Today, and throughout this Holy Week, we have in our Liturgy a stark reminder that the hope that we have in the Resurrection was purchased at a great price. Life in our world today would prefer to ignore the Cross. And with good reason. Because the Cross is embarrassing. Until Christianity, no religion worth its salt would base itself on a god who suffered an ignoble death that was reserved for the most obstinate of criminals. And, you know, we’d rather not dwell on pain, would we? We live in an age where there is a pill for every minor pain and a treatment for every discomfort.
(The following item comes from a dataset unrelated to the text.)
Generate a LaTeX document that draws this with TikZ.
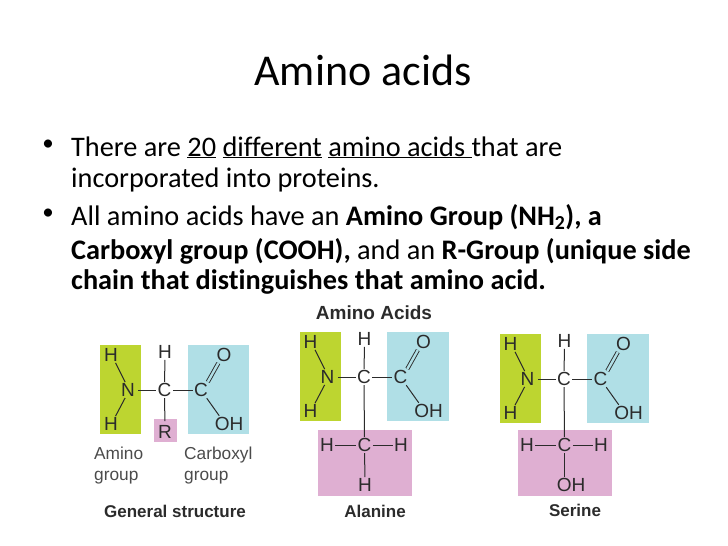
\documentclass[tikz,border=0pt]{standalone}
\usepackage{fontspec}
\setmainfont[Ligatures=NoCommon]{Carlito}
\newfontfamily\figfont{Liberation Sans}
\definecolor{aminogreen}{HTML}{BDD530}
\definecolor{carbblue}{HTML}{B0DFE6}
\definecolor{rpink}{HTML}{DFAFD2}
\definecolor{figink}{HTML}{2B2B2B}
\tikzset{
  bodyline/.style={anchor=base west,inner sep=0pt,font=\fontsize{28.3}{32}\selectfont,text=black},
  bulletmark/.style={anchor=base,inner sep=0pt,font=\fontsize{23}{32}\selectfont,text=black},
  titletext/.style={anchor=base,inner sep=0pt,font=\fontsize{44}{50}\selectfont,text=black},
  atom/.style={inner sep=1.2pt,font=\figfont\fontsize{19}{22}\selectfont,text=figink},
  grouplabel/.style={anchor=base west,inner sep=0pt,font=\figfont\fontsize{17.3}{20}\selectfont,text=figink!85},
  captiontext/.style={inner sep=0pt,font=\figfont\bfseries\fontsize{17}{20}\selectfont,text=figink},
  headtext/.style={inner sep=0pt,font=\figfont\bfseries\fontsize{19}{22}\selectfont,text=figink},
  bond/.style={draw=figink,line width=1pt},
  dbond/.style={draw=figink,line width=0.9pt,double=carbblue,double distance=2.4pt},
}
\newcommand{\aminocore}[3]{%
  \begin{scope}[shift={(#2,#3)}]
    \fill[aminogreen] (0,-45) rectangle (41,44);
    \fill[carbblue] (87.5,-45) rectangle (149,44);
    \node[atom] (#1n) at (28,0) {N};
    \node[atom] (#1h1) at (11,-35) {H};
    \node[atom] (#1h2) at (11,34) {H};
    \node[atom] (#1c) at (64.5,0) {C};
    \node[atom] (#1h3) at (65,-38) {H};
    \node[atom] (#1c2) at (101,0) {C};
    \node[atom] (#1o) at (124,-35) {O};
    \node[atom] (#1oh) at (129,34) {OH};
    \draw[bond] (#1h1.-60) -- (#1n.110);
    \draw[bond] (#1h2.60) -- (#1n.-110);
    \draw[bond] ([xshift=2pt]#1n.east) -- (#1c);
    \draw[bond] (#1c) -- (#1h3);
    \draw[bond] (#1c) -- (#1c2);
    \draw[dbond] (#1c2.50) -- (#1o.-125);
    \draw[bond] (#1c2.-55) -- (#1oh.140);
  \end{scope}}
\begin{document}
\begin{tikzpicture}[x=1pt,y=-1pt]
\useasboundingbox (0,0) rectangle (728,546);
\node[titletext] (title) at (363,85) {Amino acids};
\node[bulletmark] (b1) at (48,150.5) {•};
\node[bodyline] (l1) at (71,156) {There are \underline{20} \underline{different} \underline{amino acids\ }that are};
\node[bodyline] (l2) at (71,187) {incorporated into proteins.};
\node[bulletmark] (b2) at (48,219) {•};
\node[bodyline] (l3) at (71,225) {All amino acids have an \textbf{Amino Group (NH\textsubscript{2}), a}};
\node[bodyline] (l4) at (71,259) {\textbf{Carboxyl group (COOH),} and an \textbf{R-Group (unique side}};
\node[bodyline] (l5) at (71,289) {\textbf{chain that distinguishes that amino acid.}};

% General structure
\aminocore{g}{100}{390}
\fill[rpink] (154,419) rectangle (177,442);
\node[atom] (gr) at (165,432) {R};
\draw[bond,shorten >=3pt] (gc) -- (gr);
\node[grouplabel] (la1) at (94,459) {Amino};
\node[grouplabel] (la2) at (94,480) {group};
\node[grouplabel] (lc1) at (184,459) {Carboxyl};
\node[grouplabel] (lc2) at (184,480) {group};
\node[captiontext] (cap1) at (175,511) {General structure};

% Alanine
\node[headtext] (head) at (374,313) {Amino Acids};
\fill[rpink] (318,430) rectangle (412,496);
\aminocore{a}{299.5}{377}
\node[atom] (apc) at (364.5,445) {C};
\node[atom] (aph1) at (327,445) {H};
\node[atom] (aph2) at (401,445) {H};
\node[atom] (aph3) at (365,485) {H};
\draw[bond] (ac) -- (apc);
\draw[bond] (aph1) -- (apc);
\draw[bond] (apc) -- (aph2);
\draw[bond] (apc) -- (aph3);
\node[captiontext] (cap2) at (375,511) {Alanine};

% Serine
\fill[rpink] (518,430) rectangle (612,496);
\aminocore{s}{499.5}{379}
\node[atom] (spc) at (564.5,445) {C};
\node[atom] (sph1) at (527,445) {H};
\node[atom] (sph2) at (601,445) {H};
\node[atom] (spoh) at (571,485) {OH};
\draw[bond] (sc) -- (spc);
\draw[bond] (sph1) -- (spc);
\draw[bond] (spc) -- (sph2);
\draw[bond] (spc) -- (spoh.north -| spc);
\node[captiontext] (cap3) at (575,510) {Serine};
\end{tikzpicture}
\end{document}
In and of itself, this is not a bad thing, but then we can often take it farther and find ways to mask any pain, physical or psychological, that comes our way, and this is not healthy.
The Cross is an in-your-face reminder that pain is part and parcel of our life of salvation. Jesus did not come to take away our pain, he came to redeem it. Not only that, he came to take it on himself. Far from being embarrassed by our sin and pain, Jesus took it to the cross, redeeming our brokenness, and leaving us an everlasting promise that there is no pain too great for our God to bear and there is no way we can ever fall so far that our God can’t reach us. There is a theological principle that basically says “whatever Jesus did not assume, that was not redeemed.” But Jesus left none of that behind on the way to the cross. He took our every hurt, our every pain, our every sin, our every shame, our every resentment, our every emptiness, and left them all there at the foot of the Cross.
I know there are many among us now who are carrying pain with them each day. Maybe it’s unconfessed sin, or maybe it’s a broken relationship. Maybe it’s the sadness of the illness or death of a loved one. Maybe it’s the splintering of a family. Maybe it’s a hurt that goes back to their childhood, or they’ve received a frightening diagnosis about themselves. Maybe it’s difficulty with their job or career, or trouble in a marriage. Maybe it’s a loneliness that they can’t seem to shake. For all of us who are hurting in any way, all we have to do is look at the Cross and realize that there is nothing our God won’t do for us. He may not take away our pain right away, but he will never ever leave us alone in it. And ultimately, he will raise us up out of it.
That’s the message of these Holy days. This Thursday evening, we will celebrate the giving of the Eucharist and the priesthood, so that Christ would always be present to us in the Church. On Friday afternoon and evening, we will have a chance to embrace Christ’s suffering with a reflection on the Passion, veneration of the Cross, and reception of Holy Communion. Finally, on Saturday evening, we will gather here in a darkened church to hear stories of our salvation and to celebrate Christ’s victory over sin and death. We will welcome new members into our community, and rejoice with them in our Risen Lord. I invite you to enter into all of it, embracing the suffering, and being caught up in the celebration.